Direktur Eksekutif Yayasan PIKUL, Torry Kuswardono, mengingatkan agar dokumen Second NDC tersebut sebaiknya bisa lebih ambisius dari rancangan dokumen yang sebelumnya telah beredar. Dokumen SNDC yang ditargetkan akan diserahkan pada Februari tahun 2025, harus mencakup pemihakan yang jelas terhadap hak asasi manusia, hak masyarakat adat, dan transisi energi yang berkeadilan.

“Tidak cukup hanya menghormati masyarakat adat atas pengetahuan saja, tapi juga harus eksplisit menyebut hak tanah masyarakat adat karena pengetahuannya ada di alam dan tanahnya. Bukan di buku,” ujar Torry dalam keterangan tertulis, Kamis (21/11).

Forest Campaigner Greenpeace Indonesia, Iqbal Damanik, mengatakan jika Indonesia mengumumkan SNDC pada perhelatan COP 29 akan memperjelas target dan kebutuhan pendanaan iklim Tanah Air. Kepemimpinan Indonesia sangat dibutuhkan sebagai negara yang rentan dan terdampak krisis iklim.

“Sayangnya, di COP 29 ini Indonesia malah sibuk mempromosikan potensi kredit karbon, yang bukan termasuk pendanaan iklim secara publik. Ruang fiskal Indonesia sempit jika berharap pada pendanaan karbon ini- dana tidak masuk ke publik, tapi lebih berat ke swasta,” ujar Iqbal.

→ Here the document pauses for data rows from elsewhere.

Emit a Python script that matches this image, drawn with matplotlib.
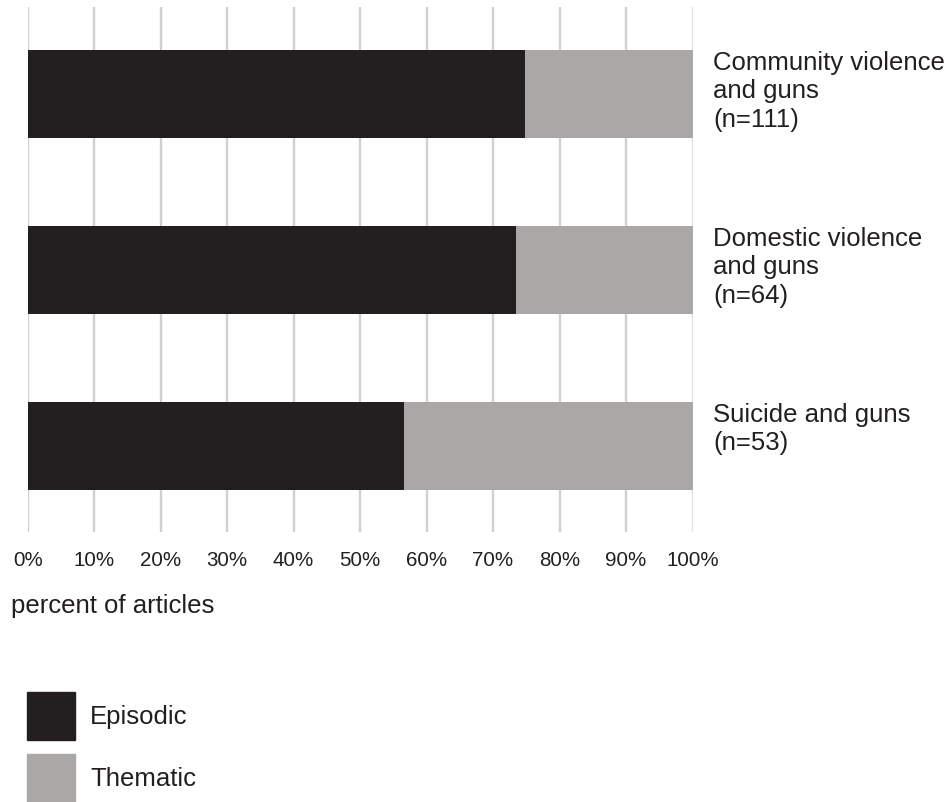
import matplotlib
matplotlib.use("Agg")
import matplotlib.pyplot as plt
from matplotlib.patches import Rectangle

# ---- data ----
categories = ["Community violence\nand guns\n(n=111)",
              "Domestic violence\nand guns\n(n=64)",
              "Suicide and guns\n(n=53)"]
episodic = [74.8, 73.4, 56.6]
thematic = [100 - v for v in episodic]
series_names = ["Episodic", "Thematic"]
series_colors = ["#231f20", "#a9a8a7"]
xticks = list(range(0, 101, 10))
xtick_labels = [f"{t}%" for t in xticks]
xlabel = "percent of articles"

plt.rcParams['font.family'] = ['Liberation Sans', 'DejaVu Sans']
text_color = "#231f20"

W, H = 951, 803
fig = plt.figure(figsize=(W / 100, H / 100), dpi=100)
ax_left, ax_right = 27.7, 692.5
ax_top, ax_bot = 8, 533
ax = fig.add_axes([ax_left / W, 1 - ax_bot / H, (ax_right - ax_left) / W, (ax_bot - ax_top) / H])

y = list(range(len(categories)))
bar_h = 0.5
ax.barh(y, episodic, height=bar_h, color=series_colors[0], zorder=3)
ax.barh(y, thematic, left=episodic, height=bar_h, color=series_colors[1], zorder=3)

ax.set_xlim(0, 100)
ax.set_ylim(2.489, -0.494)

for t in xticks:
    ax.axvline(t, color="#e3e3e3" if t == 100 else "#d0d0d0", lw=1.7, zorder=1)

for s in ax.spines.values():
    s.set_visible(False)
ax.set_yticks([])
ax.set_xticks(xticks)
ax.set_xticklabels(xtick_labels, fontsize=14.8, color=text_color)
ax.tick_params(axis="x", length=0, pad=13)

for yi, lab in zip(y, categories):
    ax.text(103.1, yi - bar_h / 2, lab, ha="left", va="top", fontsize=18.5,
            color=text_color, linespacing=1.23, clip_on=False)

fig.text(11 / W, 1 - 613 / H, xlabel, fontsize=18.5, color=text_color,
         ha="left", va="baseline")

# legend
sq = 48
for i, (name, col) in enumerate(zip(series_names, series_colors)):
    top = 693 + i * 62
    fig.add_artist(Rectangle((27 / W, 1 - (top + sq) / H), sq / W, sq / H,
                             transform=fig.transFigure, color=col))
    fig.text(90 / W, 1 - (top + sq / 2) / H, name, fontsize=18.5,
             color=text_color, ha="left", va="center")

fig.savefig("out.png", dpi=100)
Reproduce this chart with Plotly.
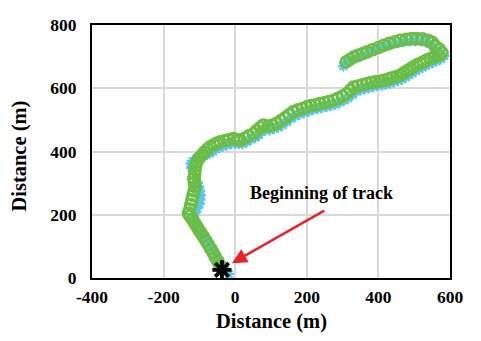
import plotly.graph_objects as go

# Estimated track (green open circles)
track_x = [-38, -44, -50, -56, -61, -68, -75, -82, -89, -96, -102, -107, -114, -120, -126, -131,
           -127, -124, -121, -118, -115, -112, -114, -116, -113, -112, -110, -107, -100, -93,
           -86, -78, -70, -60, -51, -42, -30, -18, -5, 5, 14, 26, 38, 51, 60, 70, 79, 92, 104, 116,
           128, 140, 151, 163, 175, 188, 200, 212, 225, 237, 250, 262, 275, 287, 300, 312, 322, 331,
           343, 356, 368, 380, 392, 404, 415, 427, 438, 450, 461, 470, 480, 489, 498, 508, 517, 526,
           535, 546, 557, 568, 578, 570, 558, 550, 538, 523, 508, 493, 478, 461, 446, 430, 415, 400,
           384, 368, 355, 343, 331, 320, 310]
track_y = [30, 42, 55, 67, 79, 92, 105, 118, 131, 143, 153, 163, 175, 186, 196, 205,
           218, 232, 247, 261, 275, 289, 302, 316, 329, 342, 355, 368, 380, 389,
           398, 407, 415, 421, 427, 431, 434, 437, 441, 437, 436, 442, 450, 457, 466, 476, 484, 480, 484, 489,
           498, 507, 517, 526, 532, 536, 541, 545, 548, 552, 555, 558, 562, 568, 575, 583, 594, 604,
           607, 611, 615, 618, 620, 622, 625, 629, 633, 637, 641, 648, 655, 661, 668, 674, 679, 684,
           689, 694, 699, 704, 712, 724, 734, 745, 752, 756, 757, 757, 755, 752, 747, 742, 736, 729,
           722, 715, 709, 704, 699, 691, 684]

# Measured track (light blue asterisks)
meas_x = [-18, -28, -36, -42, -50, -56, -62, -70, -78, -86, -92, -97, -104, -110, -116, -120,
          -112, -106, -100, -98, -97, -99, -102, -106, -122, -124, -118, -108, -98, -88,
          -80, -72, -62, -55, -46, -35, -24, -12, 0, 10, 20, 32, 44, 56, 66, 74, 84, 96, 108, 120,
          132, 144, 156, 168, 180, 192, 205, 217, 230, 242, 255, 267, 280, 292, 304, 316, 328, 338,
          350, 362, 374, 386, 398, 410, 421, 433, 444, 455, 466, 476, 486, 495, 504, 514, 523, 532,
          541, 552, 562, 574, 584, 568, 555, 544, 532, 518, 503, 488, 472, 456, 440, 425, 410, 395,
          380, 364, 350, 338, 326, 312, 302]
meas_y = [12, 26, 40, 52, 64, 76, 89, 102, 116, 128, 139, 148, 160, 172, 182, 192,
          206, 220, 234, 248, 262, 276, 290, 304, 348, 362, 370, 378, 382, 386,
          390, 394, 400, 407, 412, 416, 420, 424, 426, 424, 424, 430, 438, 444, 452, 462, 469, 468, 472, 476,
          484, 494, 504, 512, 518, 522, 527, 532, 535, 539, 542, 545, 549, 555, 562, 569, 580, 590,
          594, 598, 601, 605, 608, 610, 612, 616, 620, 624, 628, 635, 642, 648, 655, 661, 666, 671,
          676, 681, 686, 692, 702, 716, 728, 740, 746, 749, 749, 749, 747, 744, 740, 735, 729, 722,
          715, 708, 702, 697, 692, 683, 670]

start_x = [-37]
start_y = [26]

note_text = "Beginning of track"
note_pos = (241, 268)
arrow_tail = (253, 216)
arrow_head = (-9, 47)

x_title = "Distance (m)"
y_title = "Distance (m)"

x_ticks = [-400, -200, 0, 200, 400, 600]
y_ticks = [0, 200, 400, 600, 800]

FONT = "Liberation Serif"

fig = go.Figure()
fig.add_trace(go.Scatter(
    x=meas_x, y=meas_y, mode="markers",
    marker=dict(symbol="asterisk-open", size=9, color="#5BC6EA",
                line=dict(color="#5BC6EA", width=2.2)),
    hoverinfo="skip"))
fig.add_trace(go.Scatter(
    x=track_x, y=track_y, mode="markers",
    marker=dict(symbol="circle-open", size=11, color="#6CBD45",
                line=dict(color="#6CBD45", width=2.6)),
    hoverinfo="skip"))
fig.add_trace(go.Scatter(
    x=start_x, y=start_y, mode="markers",
    marker=dict(symbol="asterisk-open", size=16, color="black",
                line=dict(color="black", width=3.8)),
    hoverinfo="skip"))

fig.add_annotation(
    x=arrow_head[0], y=arrow_head[1], ax=arrow_tail[0], ay=arrow_tail[1],
    xref="x", yref="y", axref="x", ayref="y",
    text="", showarrow=True, arrowhead=2, arrowsize=1.2, arrowwidth=2.5,
    arrowcolor="#E8232B")
fig.add_annotation(
    x=note_pos[0], y=note_pos[1], xref="x", yref="y",
    text=note_text, showarrow=False,
    font=dict(family=FONT, size=18, color="black", weight="bold"))

title_font = dict(family=FONT, size=20.5, color="black", weight="bold")
fig.add_annotation(x=0.5, y=-0.122, xref="paper", yref="paper", text=x_title,
                   showarrow=False, xanchor="center", yanchor="top", font=title_font,
                   borderpad=0)
fig.add_annotation(x=-0.201, y=0.48, xref="paper", yref="paper", text=y_title,
                   showarrow=False, xanchor="center", yanchor="middle", textangle=-90,
                   font=title_font)

axis_common = dict(
    showline=True, mirror=True, linecolor="black", linewidth=2,
    showgrid=True, gridcolor="#D9D9D9", gridwidth=1.5,
    zeroline=False, ticks="",
    tickfont=dict(family=FONT, size=17.5, color="black", weight="bold"),
)

fig.update_xaxes(range=[-400, 600], tickvals=x_ticks, ticktext=[str(v) for v in x_ticks],
                 ticklabelstandoff=2, **axis_common)
fig.update_yaxes(range=[0, 800], tickvals=y_ticks, ticktext=[str(v) for v in y_ticks],
                 ticklabelstandoff=10, **axis_common)

fig.update_layout(
    width=481, height=341,
    margin=dict(l=92, r=31, t=25, b=63, autoexpand=False),
    paper_bgcolor="white", plot_bgcolor="white",
    showlegend=False,
)

fig.write_html("out.html")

Iqbal mengatakan, tanpa ada kesepakatan pada penurunan emisi, pasar karbon akan menjadi risiko memberikan hak berpolusi. Padahal Indonesia butuh pendanaan iklim besar-besaran untuk membangun pembangkit listrik energi terbarukan, dan memulihkan daerah-daerah yang telah terdampak bencana akibat krisis iklim.